By Robb Murray
Free Press Staff Writer
MANKATO — Ben Medrano, a dentist at the Open Door Health Care Center in Mankato, says the best way to truly understand recent news that a growing number of Minnesota third-graders have tooth decay is to tell the story of a recent case. One that involves tears.
Medrano said he encounters patients — including children — who haven’t been able to afford dental care or who were never taught proper oral hygiene.The clinic serves low-income patients.
“They have a higher rate of decay than most children,” Medrano said. “It can be demoralizing because we do see so many patients who hear what we say, they try and do it, but they get discouraged because there’s so much to take care of.”
One recent case shows how, when neglected, poor oral hygiene can have a devastating impact on the life of a person’s teeth.

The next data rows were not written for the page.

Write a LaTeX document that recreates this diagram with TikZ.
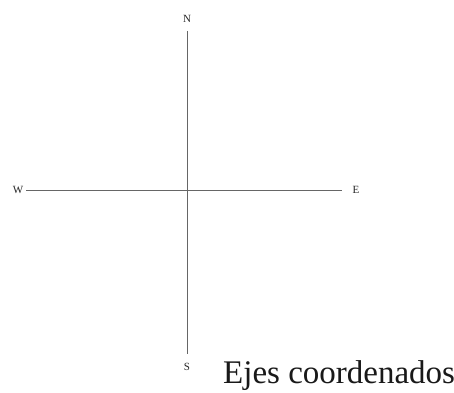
\documentclass[tikz,border=0pt]{standalone}
\usepackage{fontspec}
\setmainfont{Liberation Serif}
\begin{document}
\begin{tikzpicture}[x=1pt,y=-1pt,
  dir/.style={font=\fontsize{11}{13}\selectfont, text=black!85, inner sep=0pt},
  axis/.style={draw=black!60, line width=1pt},
  caption/.style={font=\fontsize{33}{38}\selectfont, text=black!90, anchor=base west, inner sep=0pt}]
\useasboundingbox (0,0) rectangle (454,392);
\node[dir] (N) at (187,19) {N};
\node[dir] (S) at (187,367) {S};
\node[dir] (W) at (18,190) {W};
\node[dir] (E) at (356,190) {E};
\draw[axis, shorten <=8pt, shorten >=9pt] (N) -- (S);
\draw[axis, shorten <=3pt, shorten >=10pt] (W) -- (E);
\node[caption] (cap) at (223,383) {Ejes coordenados};
\end{tikzpicture}
\end{document}
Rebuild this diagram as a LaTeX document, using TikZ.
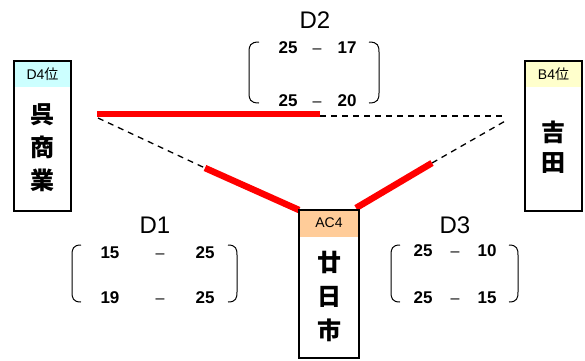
\documentclass[tikz,border=0pt]{standalone}
\usepackage{fontspec}
\setmainfont{Liberation Sans}
\newfontfamily\jp{Noto Sans CJK JP}
\definecolor{hcyan}{HTML}{CCFFFF}
\definecolor{hcream}{HTML}{FFFFCC}
\definecolor{hpeach}{HTML}{FFCC99}
\tikzset{
  teambox/.style={draw=black, line width=2.6pt, inner sep=0pt},
  headtxt/.style={font=\fontsize{14}{15}\selectfont, inner sep=0pt},
  nametxt/.style={font=\fontsize{24}{33}\selectfont\jp\bfseries, align=center, inner sep=0pt},
  setlbl/.style={font=\fontsize{24}{26}\selectfont, inner sep=0pt},
  score/.style={font=\fontsize{17}{18}\selectfont\bfseries, inner sep=0pt, text height=12pt, text depth=0pt},
  dashtxt/.style={font=\fontsize{16}{18}\selectfont, inner sep=0pt, text height=12pt, text depth=0pt},
  win/.style={draw=red, line width=6.5pt},
  lose/.style={draw=black, line width=1.3pt, dash pattern=on 6pt off 5pt},
  paren/.style={draw=black, line width=1pt}
}
\begin{document}
\begin{tikzpicture}[x=1pt,y=-1pt]
\useasboundingbox[fill=white] (0,0) rectangle (585,360);

% coordinates for connectors
\coordinate (LA) at (97,114);
\coordinate (LB) at (98,118);
\coordinate (M) at (320,114);
\coordinate (MB) at (320,116);
\coordinate (RA) at (503,116);
\coordinate (RB) at (507,120);
\coordinate (P1) at (205,168);
\coordinate (P2) at (432,163);
\coordinate (BL) at (299,210);
\coordinate (BR) at (356,208);

% dashed (lost) lines
\draw[lose] (MB) -- (RA);
\draw[lose] (LB) -- (P1);
\draw[lose] (P2) -- (RB);
% red (won) lines
\draw[win] (LA) -- (M);
\draw[win] (P1) -- (BL);
\draw[win] (BR) -- (P2);

% left box
\fill[hcyan] (14,61) rectangle (71,87);
\node[teambox, minimum width=57pt, minimum height=150pt] (kure) at (42.5,136) {};
\node[headtxt] (kureh) at (42.5,74) {D4{\jp 位}};
\node[nametxt] (kuren) at (42.5,148) {呉\\商\\業};

% right box
\fill[hcream] (525,61) rectangle (582,87);
\node[teambox, minimum width=57pt, minimum height=150pt] (yoshi) at (553.5,136) {};
\node[headtxt] (yoshih) at (553.5,74) {B4{\jp 位}};
\node[nametxt, font=\fontsize{24}{30}\selectfont\jp\bfseries] (yoshin) at (553.5,147) {吉\\田};

% bottom box
\fill[hpeach] (299,210) rectangle (359,237);
\node[teambox, minimum width=60pt, minimum height=148pt] (hatsu) at (329,284) {};
\node[headtxt] (hatsuh) at (329,223) {AC4};
\node[nametxt, font=\fontsize{24}{34}\selectfont\jp\bfseries] (hatsun) at (329,296) {廿\\日\\市};

% D2
\node[setlbl] (d2) at (315,20) {D2};
\node[score] (d2a1) at (288,47) {25};
\node[dashtxt] (d2b1) at (317,47) {–};
\node[score] (d2c1) at (347,47) {17};
\node[score] (d2a2) at (288,100) {25};
\node[dashtxt] (d2b2) at (317,100) {–};
\node[score] (d2c2) at (347,100) {20};
\draw[paren] (259,42) .. controls (250,42) and (249,46) .. (249,52) -- (249,93) .. controls (249,99) and (250,103) .. (259,103);
\draw[paren] (369,42) .. controls (378,42) and (379,46) .. (379,52) -- (379,93) .. controls (379,99) and (378,103) .. (369,103);

% D1
\node[setlbl] (d1) at (155,225) {D1};
\node[score] (d1a1) at (110,252) {15};
\node[dashtxt] (d1b1) at (160,252) {–};
\node[score] (d1c1) at (205,252) {25};
\node[score] (d1a2) at (110,297) {19};
\node[dashtxt] (d1b2) at (160,297) {–};
\node[score] (d1c2) at (205,297) {25};
\draw[paren] (81,245) .. controls (73,245) and (72,249) .. (72,255) -- (72,292) .. controls (72,298) and (73,302) .. (81,302);
\draw[paren] (228,245) .. controls (236,245) and (237,249) .. (237,255) -- (237,292) .. controls (237,298) and (236,302) .. (228,302);

% D3
\node[setlbl] (d3) at (455,225) {D3};
\node[score] (d3a1) at (423,250) {25};
\node[dashtxt] (d3b1) at (455,250) {–};
\node[score] (d3c1) at (487,250) {10};
\node[score] (d3a2) at (423,297) {25};
\node[dashtxt] (d3b2) at (455,297) {–};
\node[score] (d3c2) at (487,297) {15};
\draw[paren] (400,245) .. controls (392,245) and (391,249) .. (391,255) -- (391,292) .. controls (391,298) and (392,302) .. (400,302);
\draw[paren] (509,245) .. controls (517,245) and (518,249) .. (518,255) -- (518,292) .. controls (518,298) and (517,302) .. (509,302);
\end{tikzpicture}
\end{document}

Medrano recalls the case of a mom whose two daughters, ages 9 and 6, required heavy doses of complicated dental care because of the amount of tooth decay.
He called mom into a room, showed her the X-rays, told her how bad it was.
“And she just started crying,” Medrano said. “She just didn’t know. And I had to tell her, ‘This is not your daughter’s fault.’”
That mom’s breakdown that day inspired her and her daughters to take charge and take control of their oral hygiene. And now, after another visit or two, their repair work that drove mom to tears will be complete, and they’ll be on to regular visits at six-month intervals.
Tooth decay among kids is getting worse. The Minnesota Department of Health recently released a report showing the tooth decay rate among third-graders is about 55 percent, 2 percent higher than the national average.
The report, called “Minnesota Oral Health Plan: Advancing Optimal Oral Health for All Minnesotans,” is available at the Department of Health website. It outlines the populations most at risk for oral disease, the obstacles to routine dental care, and strategies for improving oral health and reducing millions of dollars of unnecessary medical costs.
In the Mankato area, Open Door already has begun a prevention program aimed at reducing the rates of tooth decay among all children.
Sarah Kruse, Open Door CEO, said they discovered when they were partnering with Minnesota State University’s dental hygiene program that more and more kids were coming in with serious dental care needs, the kind of needs for which they’d be referred to the dentist.
Because of this, Kruse said they developed a prevention program that went into the schools and, with a parent’s permission, screened kids for dental problems and educated them on proper hygiene.
The program was piloted three years ago. Now, they reach nearly every school in Mankato as well as schools in St. Peter and Nicollet. Last year, they screened 1,000 kids.
“Our hope is that as we do this each year and teach prevention, maybe we’ll see fewer of those kids,” Kruse said.
She said they’re also hoping to expand the dental program. They’re hoping to announce the physical expansion of Open Door as well as add another dentist.
The health department’s report said that, not surprisingly, low-income children bear the greatest burden of oral diseases in the state.
“Children eligible for free or reduced lunch were almost one and a half times more likely to experience tooth decay and almost three times more likely to have the decay go untreated than more affluent peers,” the report’s executive summary said.
“One encouraging finding is the proportion of Minnesota third-graders with untreated tooth decay (18 percent) was lower than the national target (26 percent).”
Another telling figure: There was $148 million in emergency department charges in Minnesota between 2007 and 2010 for preventable, non-traumatic conditions that could have been handled in a dentist’s office.
“The figure points to possible barriers to routine oral health care such as the lack of affordable dental insurance and clear information regarding public program dental benefits, along with the undervaluing of the importance of dental health to overall health,” the report’s executive summary said.
In a statement issued in conjunction with the report, Minnesota Commissioner of Health Ed Ehlinger said: “It is simply unacceptable to have so many of our children and adults negatively affected by these preventable dental conditions. We have to do a better job investing in public health and access to routine dental care. If we do this, we can significantly reduce oral disease and health care costs in Minnesota.”